Saya tidak akan membahas perkataan setelah yang saya garis bawahi, tetapi agar tidak kehilangan konteks ayatnya maka saya ikut sertakan sampai ayat 8. Perhatikan bahwa kedurhakaan, kejahatan, dosa itu telah mulai bekerja secara rahasia—alias susah untuk dapat diterangkan “misterius"—bagaimana mungkin dalam dunia tanpa dosa, tidak mengenal dosa, sempurna—bisa terjadi dosa? How come? Ingat tidak semua pertanyaan kita manusia yang terbatas ini dapat terjawab! Kemudian Ellen White mengatakan demikian: “Adalah tidak mungkin untuk menjelaskan asal mula dosa juga sebagaimana dalam memberikan sebuah alasan untuk keberadaan dosa itu sendiri... dosa adalah penyusupan, sehingga tidak ada alasan yang dapat diberikan untuk keberadaan dosa itu sendiri. Dosa adalah sesuatu yang misterius, dan tidak dapat diketahui; mengijinkan keberadaan dosa adalah sama dengan mempertahankannya, kemudian itu akan menjadi dosa."Alfa dan Omega, jld. 8, hlm. 516. [3]
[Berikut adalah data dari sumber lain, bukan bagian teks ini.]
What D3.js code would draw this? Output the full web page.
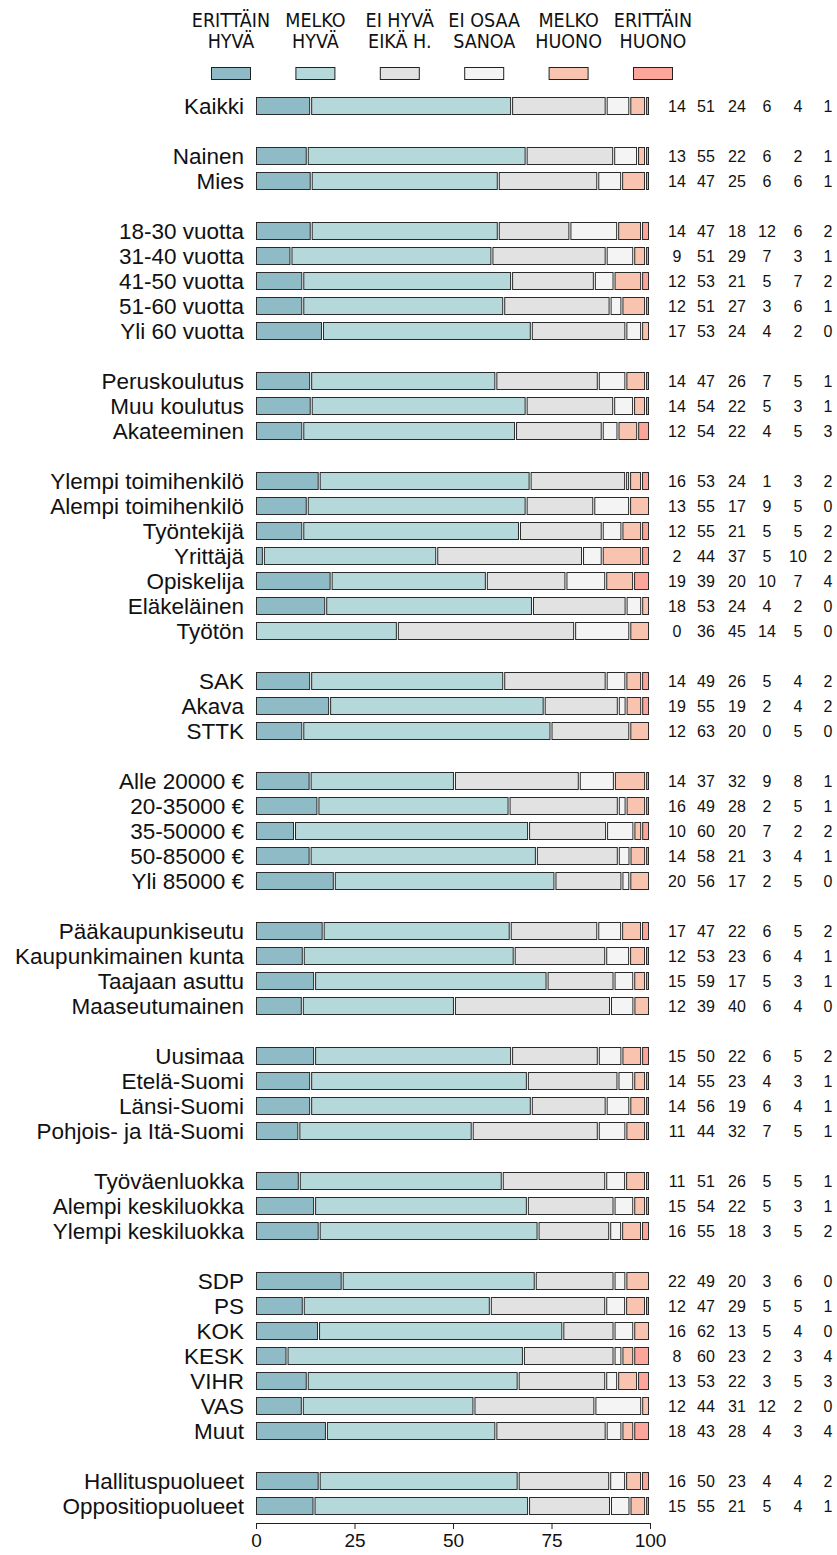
<!DOCTYPE html>
<html><head><meta charset="utf-8">
<script src="https://cdn.jsdelivr.net/npm/d3@7"></script>
<style>
html,body{margin:0;padding:0;background:#fff;}
svg{display:block;}
</style></head>
<body>
<script>
const categories = ["Kaikki","Nainen","Mies","18-30 vuotta","31-40 vuotta","41-50 vuotta","51-60 vuotta","Yli 60 vuotta","Peruskoulutus","Muu koulutus","Akateeminen","Ylempi toimihenkilö","Alempi toimihenkilö","Työntekijä","Yrittäjä","Opiskelija","Eläkeläinen","Työtön","SAK","Akava","STTK","Alle 20000 €","20-35000 €","35-50000 €","50-85000 €","Yli 85000 €","Pääkaupunkiseutu","Kaupunkimainen kunta","Taajaan asuttu","Maaseutumainen","Uusimaa","Etelä-Suomi","Länsi-Suomi","Pohjois- ja Itä-Suomi","Työväenluokka","Alempi keskiluokka","Ylempi keskiluokka","SDP","PS","KOK","KESK","VIHR","VAS","Muut","Hallituspuolueet","Oppositiopuolueet"];
const groups = [0,1,1,2,2,2,2,2,3,3,3,4,4,4,4,4,4,4,5,5,5,6,6,6,6,6,7,7,7,7,8,8,8,8,9,9,9,10,10,10,10,10,10,10,11,11];
const erittainHyva  = [14,13,14,14,9,12,12,17,14,14,12,16,13,12,2,19,18,0,14,19,12,14,16,10,14,20,17,12,15,12,15,14,14,11,11,15,16,22,12,16,8,13,12,18,16,15];
const melkoHyva     = [51,55,47,47,51,53,51,53,47,54,54,53,55,55,44,39,53,36,49,55,63,37,49,60,58,56,47,53,59,39,50,55,56,44,51,54,55,49,47,62,60,53,44,43,50,55];
const eiHyvaEika    = [24,22,25,18,29,21,27,24,26,22,22,24,17,21,37,20,24,45,26,19,20,32,28,20,21,17,22,23,17,40,22,23,19,32,26,22,18,20,29,13,23,22,31,28,23,21];
const eiOsaa        = [6,6,6,12,7,5,3,4,7,5,4,1,9,5,5,10,4,14,5,2,0,9,2,7,3,2,6,6,5,6,6,4,6,7,5,5,3,3,5,5,2,3,12,4,4,5];
const melkoHuono    = [4,2,6,6,3,7,6,2,5,3,5,3,5,5,10,7,2,5,4,4,5,8,5,2,4,5,5,4,3,4,5,3,4,5,5,3,5,6,5,4,3,5,2,3,4,4];
const erittainHuono = [1,1,1,2,1,2,1,0,1,1,3,2,0,2,2,4,0,0,2,2,0,1,1,2,1,0,2,1,1,0,2,1,1,1,1,1,2,0,1,0,4,3,0,4,2,1];
const seriesNames = [["ERITTÄIN","HYVÄ"],["MELKO","HYVÄ"],["EI HYVÄ","EIKÄ H."],["EI OSAA","SANOA"],["MELKO","HUONO"],["ERITTÄIN","HUONO"]];
const colors = ["#8fbbc6","#b5d8da","#e2e2e2","#f4f4f4","#f8c4b0","#fca59a"];
const tickValues = [0,25,50,75,100];

const series = [erittainHyva, melkoHyva, eiHyvaEika, eiOsaa, melkoHuono, erittainHuono];

const W = 837, H = 1555;
const svg = d3.select("body").append("svg").attr("width", W).attr("height", H)
  .style("font-family", "'Liberation Sans', Arial, sans-serif");

const x = d3.scaleLinear().domain([0,100]).range([256,650]);
const slots = categories.map((c,i)=> i + groups[i]);
const y = d3.scaleLinear().domain([0, 56]).range([106, 1506]);
const barH = 18;

// legend
const legX = d3.scaleLinear().domain([0,5]).range([231, 653]);
const leg = svg.append("g").style("font-family","'Liberation Sans Narrow','Arial Narrow','DejaVu Sans Condensed',sans-serif").style("font-size","19.5px");
seriesNames.forEach((nm,i)=>{
  const cx = legX(i);
  nm.forEach((t,j)=>{
    leg.append("text").attr("x",cx).attr("y",27+21*j).attr("text-anchor","middle").attr("fill","#111").text(t);
  });
  leg.append("rect").attr("x",cx-19.5).attr("y",67.5).attr("width",39).attr("height",12)
    .attr("fill",colors[i]).attr("stroke","#222").attr("stroke-width",1);
});

// rows
const numX = [677,706,737,767,798,828];
categories.forEach((c,i)=>{
  const yc = y(slots[i]);
  const vals = series.map(s=>s[i]);
  const tot = d3.sum(vals);
  let cum = 0;
  const g = svg.append("g");
  vals.forEach((v,k)=>{
    const c0 = cum/tot*100, c1 = (cum+v)/tot*100;
    cum += v;
    if (v<=0) return;
    const x0 = x(c0), x1 = x(c1);
    g.append("rect").attr("x", x0+0.5).attr("y", yc-barH/2+0.5)
      .attr("width", Math.max(0.5, x1-x0-2)).attr("height", barH-1)
      .attr("fill", colors[k]).attr("stroke","#2a2a2a").attr("stroke-width",1);
  });
  svg.append("text").attr("x",244).attr("y",yc+8).attr("text-anchor","end")
    .style("font-size","22.5px").attr("fill","#111").text(c);
  vals.forEach((v,k)=>{
    svg.append("text").attr("x",numX[k]).attr("y",yc+5.5).attr("text-anchor","middle")
      .style("font-size","16px").attr("fill","#111").text(v);
  });
});

// axis
const axis = svg.append("g").attr("transform","translate(0,1523)")
  .call(d3.axisBottom(x).tickValues(tickValues).tickSize(6).tickPadding(5).tickFormat(d3.format("d")));
axis.select(".domain").attr("stroke","#222");
axis.selectAll(".tick line").attr("stroke","#222");
axis.selectAll("text").style("font-size","19px").style("font-family","'Liberation Sans Narrow','Arial Narrow','Liberation Sans',sans-serif").attr("fill","#111");
</script>
</body></html>
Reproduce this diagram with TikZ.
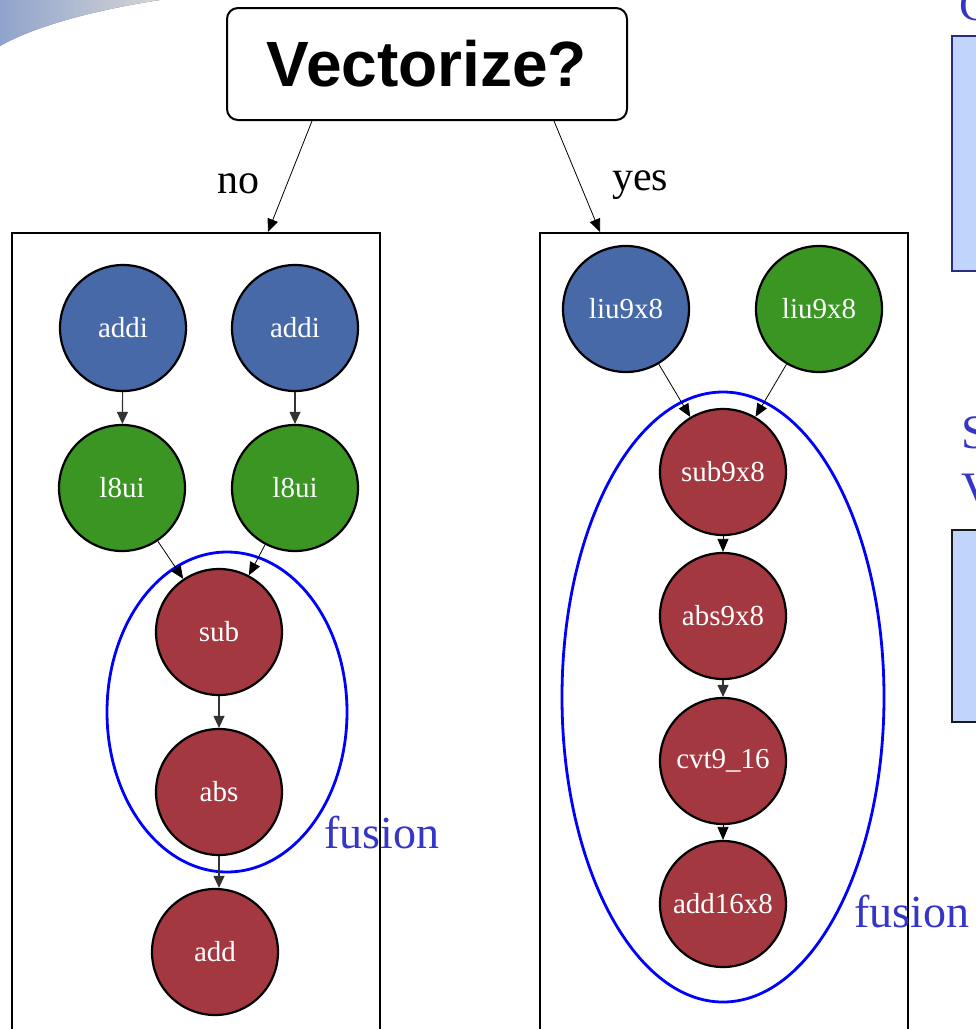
\documentclass[tikz,border=0pt]{standalone}
\usepackage{fontspec}
\setmainfont{Liberation Serif}
\newfontfamily\arialfont{Liberation Sans}
\usetikzlibrary{arrows.meta,shapes.geometric}
\definecolor{opblue}{HTML}{4769A7}
\definecolor{opgreen}{HTML}{3A9523}
\definecolor{opred}{HTML}{A43840}
\definecolor{fusblue}{HTML}{3535C8}
\definecolor{slidefill}{HTML}{C0D4FC}
\definecolor{slideedge}{HTML}{2A2A88}
\definecolor{darkedge}{HTML}{333333}
\definecolor{swoosh}{HTML}{A8C0F4}
\begin{document}
\begin{tikzpicture}[x=1pt,y=-1pt,
  op/.style={circle, draw=black, line width=2.2pt, minimum size=126pt, inner sep=0pt,
    text=white, font=\fontsize{29}{29}\selectfont},
  frame/.style={draw=black, line width=2.4pt, minimum width=368pt, minimum height=840pt,
    anchor=north west, inner sep=0pt},
  flow/.style={draw=darkedge, line width=1.1pt, -{Triangle[length=12pt,width=11pt]}},
  thin/.style={draw=black, line width=0.8pt, -{Triangle[length=13pt,width=11pt]}},
  fuse/.style={ellipse, draw=blue, line width=2.8pt, inner sep=0pt},
  fuslabel/.style={text=fusblue, font=\fontsize{46}{46}\selectfont, anchor=base west, inner sep=0pt},
  branch/.style={font=\fontsize{42}{42}\selectfont, inner sep=0pt, anchor=base}
]
\useasboundingbox (0,0) rectangle (976,1029);
\clip (0,0) rectangle (976,1029);

% slide decoration top-left
\fill[left color=swoosh, right color=white, opacity=0.8]
  (0,0) -- (160,0) .. controls (95,10) and (35,26) .. (0,46) -- cycle;

% decoration at right edge
\node[text=fusblue, font=\fontsize{46}{46}\selectfont, anchor=base west, inner sep=0pt] (cT) at (959,20) {C};
\node[draw=slideedge, fill=slidefill, line width=2pt, minimum width=60pt, minimum height=235pt,
  anchor=north west, inner sep=0pt] (sb1) at (951,35) {};
\node[text=fusblue, font=\fontsize{48}{48}\selectfont, anchor=base west, inner sep=0pt] (sT) at (961,448) {S};
\node[text=fusblue, font=\fontsize{48}{48}\selectfont, anchor=base west, inner sep=0pt] (vT) at (961,505) {V};
\node[draw=black!90, fill=slidefill, line width=2pt, minimum width=60pt, minimum height=192pt,
  anchor=north west, inner sep=0pt] (sb2) at (951,529) {};

% question box
\node[draw=black, line width=2pt, rounded corners=11pt, minimum width=400pt, minimum height=112pt,
  inner sep=0pt, font=\arialfont\bfseries\fontsize{64}{64}\selectfont] (vec) at (427,64) {Vectorize?};

% frames
\node[frame] (lbox) at (11,232) {};
\node[frame] (rbox) at (539,232) {};

\draw[thin] ([xshift=86pt]vec.south west) -- ([xshift=257pt]lbox.north west);
\draw[thin] ([xshift=-74pt]vec.south east) -- ([xshift=61pt]rbox.north west);
\node[branch] (no) at (238,193) {no};
\node[branch] (yes) at (640,190) {yes};

% left graph
\node[fuse, minimum width=240pt, minimum height=320pt] (fus1) at (227,712) {};
\node[op, fill=opblue] (a1) at (123,328) {addi};
\node[op, fill=opblue] (a2) at (295,328) {addi};
\node[op, fill=opgreen] (l1) at (122,488) {l8ui};
\node[op, fill=opgreen] (l2) at (295,488) {l8ui};
\node[op, fill=opred] (sub) at (219,632) {sub};
\node[op, fill=opred] (abs) at (219,792) {abs};
\node[op, fill=opred] (add) at (215,952) {add};
\draw[flow] (a1) -- (l1);
\draw[flow] (a2) -- (l2);
\draw[thin] (l1) -- (sub);
\draw[thin] (l2) -- (sub);
\draw[flow] (sub) -- (abs);
\draw[flow] (abs.south) -- (add.north -| abs.south);
\node[fuslabel] (f1) at (324,848) {fusion};

% right graph
\node[fuse, minimum width=322pt, minimum height=610pt] (fus2) at (723,697) {};
\node[op, fill=opblue] (liu1) at (626,309) {liu9x8};
\node[op, fill=opgreen] (liu2) at (819,309) {liu9x8};
\node[op, fill=opred] (s98) at (723,472) {sub9x8};
\node[op, fill=opred] (a98) at (723,616) {abs9x8};
\node[op, fill=opred] (cvt) at (723,761) {cvt9\_16};
\node[op, fill=opred] (a168) at (723,904) {add16x8};
\draw[thin] (liu1) -- (s98);
\draw[thin] (liu2) -- (s98);
\draw[thin] (s98) -- (a98);
\draw[flow] (a98) -- (cvt);
\draw[thin] (cvt) -- (a168);
\node[fuslabel] (f2) at (854,927) {fusion};
\end{tikzpicture}
\end{document}
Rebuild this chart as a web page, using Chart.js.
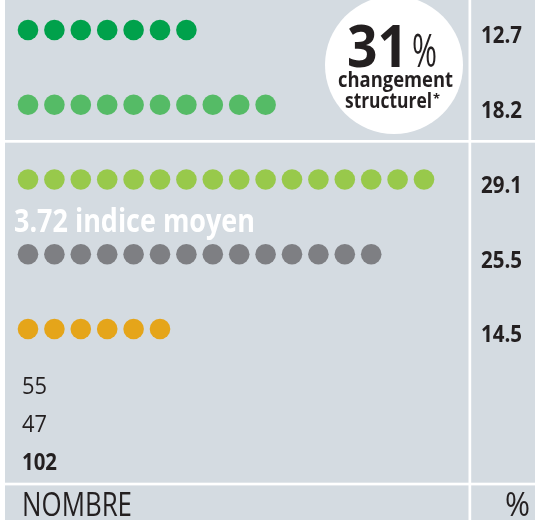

Kemudian mari kita melihat catatan Alkitab untuk kejatuhan manusia. Kita bisa melihat dalam Kejadian 3:1-7—ada beberapa hal yang menarik yang dapat kita tarik dari pelajaran, yang mungkin sudah sering kita dengar ini. Perhatikan kata-kata Hawa kepada ular yang mengatakan bahwa "Tentulah Allah berfirman: Semua pohon dalam taman ini jangan kamu makan buahnya, bukan?" ... jawaban Hawa: "Buah pohon-pohonan dalam taman ini boleh kami makan, tetapi tentang buah pohon yang ada di tengah-tengah taman, Allah berfirman: Jangan kamu makan ataupun raba buah itu, nanti kamu mati. —Hawa dan Adam bukan tidak mengerti tentang firman Tuhan, bukan tidak meresapi arti dari setiap firman itu—tetapi ada satu hal penting yang tidak ada dalam pikiran Adam dan Hawa yaitu gantinya berserah dan percaya pada firman Tuhan, mereka menaruh kepercayaan mereka kepada iblis. Mari kita belajar untuk berserah dan percaya kepada firman Tuhan, bukan hanya sekedar mengetahui atau bahkan ahli dalam menjelaskan firman Tuhan—tetapi kita harus berserah, percaya dan melakukan firman Tuhan itu. Peperangan itu telah terjadi dan kita bisa melihatnya dengan lebih jelas melalui Alkitab dalam Wahyu 12:1-17—yang akan saya coba bagi sebagai berikut:

Wahyu 12:1-17 = peperangan sepanjang zaman sejak surga sampai saat ini
Wahyu 12:7-9 = ini adalah pertempuran pertama yaitu antara setan dan Mikhael (Who is like God?)—Yesus. Setan kalah disurga
Wahyu 12:4 = setan berusahan menyerang-Nya di dunia setelah kelahiran manusia-Nya. Gagal melawan Kristus, dan kemudian gagal melawan Dia di padang gurun dan kemudian di Salib, Setan—setelah kekalahan yang tidak dapa diubah di Golgota—pergi berperang melawan umat Allah.
Wahyu 12:6, 14-17 = Peperangan disepanjang sejarah pengikut Kristus (Kristena) dan dilanjutkan sampai akhir zaman.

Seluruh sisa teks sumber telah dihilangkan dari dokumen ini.